当老人的社会功能被强行切断,在疾病迅猛地侵袭之下,他们会快速失去主动表达和行动能力。甚至,从能走能动到完全卧床,不到一年时间。
相比之下,姥姥是幸运的。在姥爷的陪伴下,可以想去哪就去哪。
但不幸的是,由于行动能力的下降,在一次下楼梯时摔倒,髋部骨折。
这一摔,完全转变了她的命运。
阿尔茨海默症患者,平均寿命是5-10年,如果照顾到位,能活十几年。
而姥姥从摔倒,到去世,只有半年。
在医院住了近一个月后,姥姥再回到家中,每天大部分时间都处于昏睡状态,失去了进食和排泄能力,一切都在方寸之间的床上进行,生命也只能靠针筒向胃管中注射的糊糊状食物维持。

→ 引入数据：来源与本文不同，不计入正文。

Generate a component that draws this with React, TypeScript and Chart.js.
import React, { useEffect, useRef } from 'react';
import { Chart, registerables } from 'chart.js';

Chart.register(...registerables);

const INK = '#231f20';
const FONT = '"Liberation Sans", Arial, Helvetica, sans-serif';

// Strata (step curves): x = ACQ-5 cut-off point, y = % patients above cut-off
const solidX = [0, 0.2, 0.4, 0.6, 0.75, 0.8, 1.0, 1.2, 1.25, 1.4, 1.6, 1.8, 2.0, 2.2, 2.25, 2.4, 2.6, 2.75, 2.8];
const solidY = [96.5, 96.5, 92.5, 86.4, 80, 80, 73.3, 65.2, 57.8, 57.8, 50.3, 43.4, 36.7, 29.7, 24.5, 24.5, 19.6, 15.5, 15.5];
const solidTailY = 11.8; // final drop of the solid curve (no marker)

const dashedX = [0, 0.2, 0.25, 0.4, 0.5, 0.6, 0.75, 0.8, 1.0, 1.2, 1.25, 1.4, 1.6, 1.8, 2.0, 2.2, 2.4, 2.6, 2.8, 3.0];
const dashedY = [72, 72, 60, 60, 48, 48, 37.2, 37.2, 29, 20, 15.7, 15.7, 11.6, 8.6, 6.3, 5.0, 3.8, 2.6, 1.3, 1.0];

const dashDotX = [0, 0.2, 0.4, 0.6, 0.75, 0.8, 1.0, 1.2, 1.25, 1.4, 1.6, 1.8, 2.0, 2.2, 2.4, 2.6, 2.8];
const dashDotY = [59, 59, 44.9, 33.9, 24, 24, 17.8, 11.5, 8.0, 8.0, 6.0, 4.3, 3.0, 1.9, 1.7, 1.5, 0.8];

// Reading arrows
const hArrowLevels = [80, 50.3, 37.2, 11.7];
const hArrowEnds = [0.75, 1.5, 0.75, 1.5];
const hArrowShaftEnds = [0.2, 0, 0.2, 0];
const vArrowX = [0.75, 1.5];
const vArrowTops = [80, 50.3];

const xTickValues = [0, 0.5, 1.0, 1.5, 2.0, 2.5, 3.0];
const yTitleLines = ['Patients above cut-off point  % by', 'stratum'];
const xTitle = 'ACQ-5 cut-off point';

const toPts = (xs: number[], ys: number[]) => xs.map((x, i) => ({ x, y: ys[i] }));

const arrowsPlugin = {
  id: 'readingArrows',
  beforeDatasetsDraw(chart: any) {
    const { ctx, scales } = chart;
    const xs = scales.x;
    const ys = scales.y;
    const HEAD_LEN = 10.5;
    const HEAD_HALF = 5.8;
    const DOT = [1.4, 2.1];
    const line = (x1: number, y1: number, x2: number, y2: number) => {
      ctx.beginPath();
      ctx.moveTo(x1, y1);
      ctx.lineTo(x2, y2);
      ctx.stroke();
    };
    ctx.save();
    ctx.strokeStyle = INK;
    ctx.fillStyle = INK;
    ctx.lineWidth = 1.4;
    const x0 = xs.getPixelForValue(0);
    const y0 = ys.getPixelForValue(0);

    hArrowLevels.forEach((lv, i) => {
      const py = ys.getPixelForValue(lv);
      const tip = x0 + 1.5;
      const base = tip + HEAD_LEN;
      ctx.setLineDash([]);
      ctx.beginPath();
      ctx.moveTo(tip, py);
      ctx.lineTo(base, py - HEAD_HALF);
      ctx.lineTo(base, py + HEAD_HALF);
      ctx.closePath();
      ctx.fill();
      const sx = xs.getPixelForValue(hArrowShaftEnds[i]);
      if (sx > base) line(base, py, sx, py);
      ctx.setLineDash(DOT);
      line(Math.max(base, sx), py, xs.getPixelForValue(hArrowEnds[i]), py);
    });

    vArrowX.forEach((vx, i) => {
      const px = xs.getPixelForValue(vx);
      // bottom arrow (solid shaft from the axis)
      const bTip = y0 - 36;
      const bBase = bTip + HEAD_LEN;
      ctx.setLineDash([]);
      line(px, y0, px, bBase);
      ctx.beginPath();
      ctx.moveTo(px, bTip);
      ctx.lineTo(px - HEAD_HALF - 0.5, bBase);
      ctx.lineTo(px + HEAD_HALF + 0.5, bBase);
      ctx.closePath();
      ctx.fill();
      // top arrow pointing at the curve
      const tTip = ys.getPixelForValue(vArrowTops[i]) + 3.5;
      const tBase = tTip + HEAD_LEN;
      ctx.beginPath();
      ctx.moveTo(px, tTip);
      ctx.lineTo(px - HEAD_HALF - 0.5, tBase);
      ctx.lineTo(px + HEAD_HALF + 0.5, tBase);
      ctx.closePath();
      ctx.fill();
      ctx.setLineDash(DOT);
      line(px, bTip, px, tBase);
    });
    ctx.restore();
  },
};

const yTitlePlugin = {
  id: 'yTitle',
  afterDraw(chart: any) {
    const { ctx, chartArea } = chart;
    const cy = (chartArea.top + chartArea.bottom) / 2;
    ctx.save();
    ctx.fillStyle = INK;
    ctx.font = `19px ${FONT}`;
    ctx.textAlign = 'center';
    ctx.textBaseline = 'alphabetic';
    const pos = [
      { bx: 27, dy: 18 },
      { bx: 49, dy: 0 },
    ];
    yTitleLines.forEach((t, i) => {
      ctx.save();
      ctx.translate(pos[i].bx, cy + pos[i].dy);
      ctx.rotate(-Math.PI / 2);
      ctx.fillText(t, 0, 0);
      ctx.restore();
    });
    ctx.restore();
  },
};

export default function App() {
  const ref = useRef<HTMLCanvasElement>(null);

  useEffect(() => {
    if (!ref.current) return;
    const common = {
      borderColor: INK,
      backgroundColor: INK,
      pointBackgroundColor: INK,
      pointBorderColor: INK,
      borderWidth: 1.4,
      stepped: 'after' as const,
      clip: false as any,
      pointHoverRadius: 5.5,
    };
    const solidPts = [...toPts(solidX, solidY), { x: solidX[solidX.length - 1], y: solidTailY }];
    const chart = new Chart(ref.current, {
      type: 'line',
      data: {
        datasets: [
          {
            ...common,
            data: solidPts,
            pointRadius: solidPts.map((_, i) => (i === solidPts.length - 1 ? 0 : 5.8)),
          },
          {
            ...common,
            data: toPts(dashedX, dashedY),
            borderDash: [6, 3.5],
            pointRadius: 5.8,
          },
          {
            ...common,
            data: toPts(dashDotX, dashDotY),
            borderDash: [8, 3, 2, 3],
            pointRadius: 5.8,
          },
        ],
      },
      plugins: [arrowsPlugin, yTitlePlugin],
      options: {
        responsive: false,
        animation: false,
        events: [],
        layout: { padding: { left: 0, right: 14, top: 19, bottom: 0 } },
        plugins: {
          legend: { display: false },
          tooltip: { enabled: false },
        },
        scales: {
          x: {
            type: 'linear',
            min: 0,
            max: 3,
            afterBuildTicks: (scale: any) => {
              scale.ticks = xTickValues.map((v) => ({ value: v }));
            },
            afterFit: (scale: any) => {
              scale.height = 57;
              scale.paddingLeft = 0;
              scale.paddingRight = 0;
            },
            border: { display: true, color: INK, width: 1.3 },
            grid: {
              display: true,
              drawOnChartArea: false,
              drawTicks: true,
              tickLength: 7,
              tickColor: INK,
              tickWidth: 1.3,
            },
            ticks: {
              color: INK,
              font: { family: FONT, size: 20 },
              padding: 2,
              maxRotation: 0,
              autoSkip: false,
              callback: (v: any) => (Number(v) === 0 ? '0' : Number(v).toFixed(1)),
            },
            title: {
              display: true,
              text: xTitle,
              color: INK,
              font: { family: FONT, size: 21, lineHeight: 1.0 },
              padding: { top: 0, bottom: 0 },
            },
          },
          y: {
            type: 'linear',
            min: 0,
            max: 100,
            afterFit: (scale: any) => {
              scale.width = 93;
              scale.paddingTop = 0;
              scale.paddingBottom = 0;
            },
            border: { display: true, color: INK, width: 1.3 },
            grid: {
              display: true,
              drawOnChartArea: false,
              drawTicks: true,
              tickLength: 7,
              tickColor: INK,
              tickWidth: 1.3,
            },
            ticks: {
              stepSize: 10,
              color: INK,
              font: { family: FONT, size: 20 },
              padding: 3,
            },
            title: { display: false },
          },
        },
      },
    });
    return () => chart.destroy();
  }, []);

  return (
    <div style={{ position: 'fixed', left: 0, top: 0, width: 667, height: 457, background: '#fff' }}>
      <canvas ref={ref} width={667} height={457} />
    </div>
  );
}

只有在偶尔的清醒中,姥姥会用尽全力地转动她的眼珠,眼角氤氲起泪水,张合嘴,却只能发出一些“吧”“啊”的音节。
没多久,便又沉沉睡去。
家人们猜想,也许姥姥是在叫“爸爸”。
直到咽下最后一口气的前半个月,姥姥都没有清醒过。
“相比清醒着、失能地躺在床上,承受着身体和心灵的折磨,姥姥一直昏睡着,也许会做梦,梦里回到了小时候的家,家里有爱她的爸爸。”
这也是亲人们自欺欺人式的慰藉吧。
患上阿尔茨海默症的姥姥,是不幸的,让原本可以健康长寿的晚年,仅仅不到3年,就草草收尾。
但相比大多数阿尔茨海默症患者,她又是幸运的:有着姥爷的陪伴和看护,她是自由的;卧床半年,长期处于昏睡状态,大小便失禁、插胃管、无法动弹……她都无法感知到,她应该也是不痛苦的。